The Invisible Nature: How Bacteria and Fungi Inspire My Tufted Work

When I tell people I get inspired by things like bacteria and fungi, I usually get a bit of a look. Fair enough. We're so used to finding beauty in flowers, landscapes, or fashion collections — but for me, beauty often lives in the unexpected. In the microscopic world. In things we can't even see with the naked eye.

🍄 Texture from Nature

Bacteria, fungi, small deep sea creatures— they all have something that draws me in: structures that repeat in their own free, organic way, shapes that grow without rules, colors formed by chemistry, time, and total randomness. They’re full of movement and texture, and honestly, I could stare at them forever.

I’m not trying to perfectly recreate a mold colony (thankfully), but I am trying to capture that feeling of growth, of quiet expansion, of natural logic that doesn’t follow straight lines. Turning that kind of beautiful chaos into composition — that’s what I love.

🔬 Micro world = mega inspiration

Sometimes I go looking for microscope images on purpose. Other times, inspiration just hits me during a walk — a mushroom on a tree, lichen on a stone, even the structure of a rotting leaf. Tiny details most people overlook, but to me, they build a whole visual language.
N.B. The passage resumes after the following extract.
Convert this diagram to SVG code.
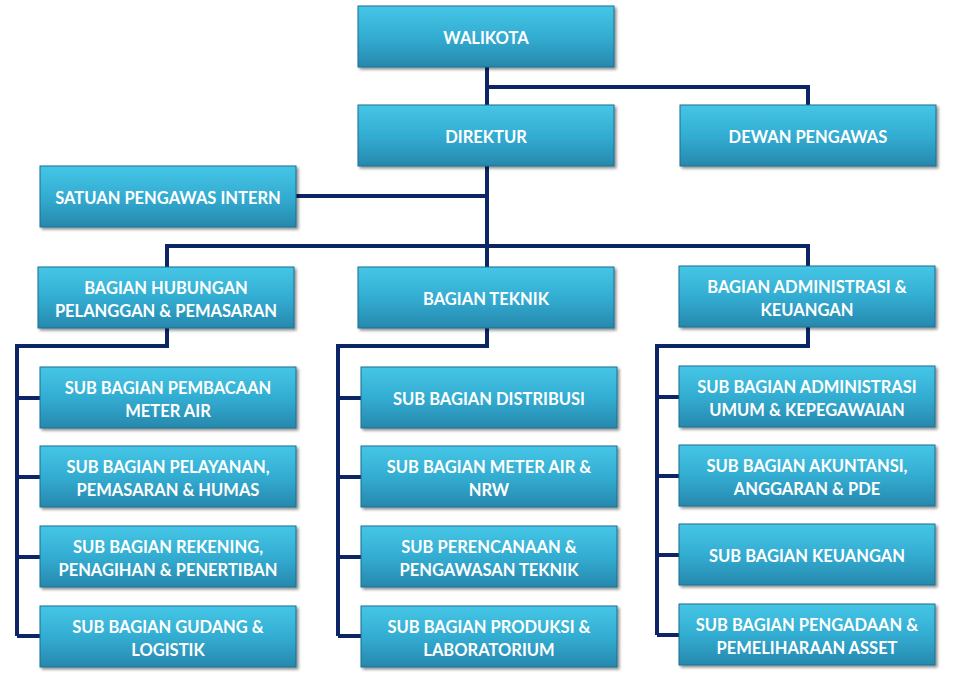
<svg xmlns="http://www.w3.org/2000/svg" width="958" height="676" viewBox="0 0 958 676">
<defs>
<linearGradient id="g" x1="0" y1="0" x2="0" y2="1">
<stop offset="0" stop-color="#45c6e6"/>
<stop offset="0.5" stop-color="#33add2"/>
<stop offset="1" stop-color="#2788ad"/>
</linearGradient>
<filter id="sh" x="-5%" y="-10%" width="112%" height="130%">
<feGaussianBlur in="SourceAlpha" stdDeviation="1.5"/>
<feOffset dx="2" dy="2" result="b"/>
<feComponentTransfer><feFuncA type="linear" slope="0.45"/></feComponentTransfer>
<feMerge><feMergeNode/><feMergeNode in="SourceGraphic"/></feMerge>
</filter>
</defs>
<style>
.box{fill:url(#g);stroke:#1d6f8f;stroke-width:1;filter:url(#sh)}
.t{font-family:Lato,"Open Sans","Liberation Sans",sans-serif;font-weight:bold;font-size:16.5px;fill:#ffffff;text-anchor:middle}
.c{fill:none;stroke:#0c2567;stroke-width:4;stroke-linejoin:miter}
</style>
<rect width="958" height="676" fill="#ffffff"/>
<g id="connectors">
<path class="c" d="M487 67V105M487 87H808V105"/>
<path class="c" d="M487 166V267M296 196H487M167 267V246H808V266"/>
<path class="c" d="M167 328V346H17V636M17 398H40M17 477H40M17 557H40M17 636H40"/>
<path class="c" d="M487 328V346H338V636M338 398H361M338 477H361M338 557H361M338 636H361"/>
<path class="c" d="M808 327V346H657V635M657 397H679M657 476H679M657 555H679M657 635H679"/>
</g>
<g id="walikota"><rect class="box" x="358" y="6" width="256" height="61"/><text class="t" x="486" y="44">WALIKOTA</text></g>
<g id="direktur"><rect class="box" x="358" y="105" width="256" height="61"/><text class="t" x="486" y="143">DIREKTUR</text></g>
<g id="dewan"><rect class="box" x="680" y="105" width="256" height="61"/><text class="t" x="808" y="143">DEWAN PENGAWAS</text></g>
<g id="spi"><rect class="box" x="40" y="166" width="256" height="61"/><text class="t" x="168" y="204">SATUAN PENGAWAS INTERN</text></g>
<g id="bagian-hubungan"><rect class="box" x="38" y="267" width="256" height="61"/><text class="t" x="166" y="294">BAGIAN HUBUNGAN</text><text class="t" x="166" y="317">PELANGGAN &amp; PEMASARAN</text></g>
<g id="bagian-teknik"><rect class="box" x="358" y="267" width="256" height="61"/><text class="t" x="486" y="305">BAGIAN TEKNIK</text></g>
<g id="bagian-admin"><rect class="box" x="679" y="266" width="256" height="61"/><text class="t" x="807" y="293">BAGIAN ADMINISTRASI &amp;</text><text class="t" x="807" y="316">KEUANGAN</text></g>
<g id="sb-pembacaan"><rect class="box" x="40" y="367" width="256" height="61"/><text class="t" x="168" y="394">SUB BAGIAN PEMBACAAN</text><text class="t" x="168" y="417">METER AIR</text></g>
<g id="sb-pelayanan"><rect class="box" x="40" y="446" width="256" height="61"/><text class="t" x="168" y="473">SUB BAGIAN PELAYANAN,</text><text class="t" x="168" y="496">PEMASARAN &amp; HUMAS</text></g>
<g id="sb-rekening"><rect class="box" x="40" y="526" width="256" height="61"/><text class="t" x="168" y="553">SUB BAGIAN REKENING,</text><text class="t" x="168" y="576">PENAGIHAN &amp; PENERTIBAN</text></g>
<g id="sb-gudang"><rect class="box" x="40" y="606" width="256" height="61"/><text class="t" x="168" y="633">SUB BAGIAN GUDANG &amp;</text><text class="t" x="168" y="656">LOGISTIK</text></g>
<g id="sb-distribusi"><rect class="box" x="361" y="367" width="256" height="61"/><text class="t" x="489" y="405">SUB BAGIAN DISTRIBUSI</text></g>
<g id="sb-meter-nrw"><rect class="box" x="361" y="446" width="256" height="61"/><text class="t" x="489" y="473">SUB BAGIAN METER AIR &amp;</text><text class="t" x="489" y="496">NRW</text></g>
<g id="sb-perencanaan"><rect class="box" x="361" y="526" width="256" height="61"/><text class="t" x="489" y="553">SUB PERENCANAAN &amp;</text><text class="t" x="489" y="576">PENGAWASAN TEKNIK</text></g>
<g id="sb-produksi"><rect class="box" x="361" y="606" width="256" height="61"/><text class="t" x="489" y="633">SUB BAGIAN PRODUKSI &amp;</text><text class="t" x="489" y="656">LABORATORIUM</text></g>
<g id="sb-adm-umum"><rect class="box" x="679" y="366" width="256" height="61"/><text class="t" x="807" y="393">SUB BAGIAN ADMINISTRASI</text><text class="t" x="807" y="416">UMUM &amp; KEPEGAWAIAN</text></g>
<g id="sb-akuntansi"><rect class="box" x="679" y="445" width="256" height="61"/><text class="t" x="807" y="472">SUB BAGIAN AKUNTANSI,</text><text class="t" x="807" y="495">ANGGARAN &amp; PDE</text></g>
<g id="sb-keuangan"><rect class="box" x="679" y="524" width="256" height="61"/><text class="t" x="807" y="562">SUB BAGIAN KEUANGAN</text></g>
<g id="sb-pengadaan"><rect class="box" x="679" y="604" width="256" height="61"/><text class="t" x="807" y="631">SUB BAGIAN PENGADAAN &amp;</text><text class="t" x="807" y="654">PEMELIHARAAN ASSET</text></g>
</svg>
Instead of clean lines and control, I work with organic shapes, imperfect repetition, and yarns that have their own quirks — leftovers, scraps, stray fibers. They fit the subject. Nothing’s perfect, but everything grows.

🧵 Tufting as translation

Tufting lets me express all of that layering and movement in a really physical way. I use loops that stick out like spores, colors that melt into each other like a petri dish experiment. I play with high and low pile, soft and hard contrasts — so the work isn’t just visual, it’s tactile. You want to touch it, feel it, pause for a moment.

💭 Why it matters

This isn’t some gimmick or weird concept to me — it’s just a way to offer a different kind of beauty. There’s so much poetry in the overlooked, the discarded, the tiny things growing in the background. And by turning that into something large, colorful, and touchable, I’m giving it a stage.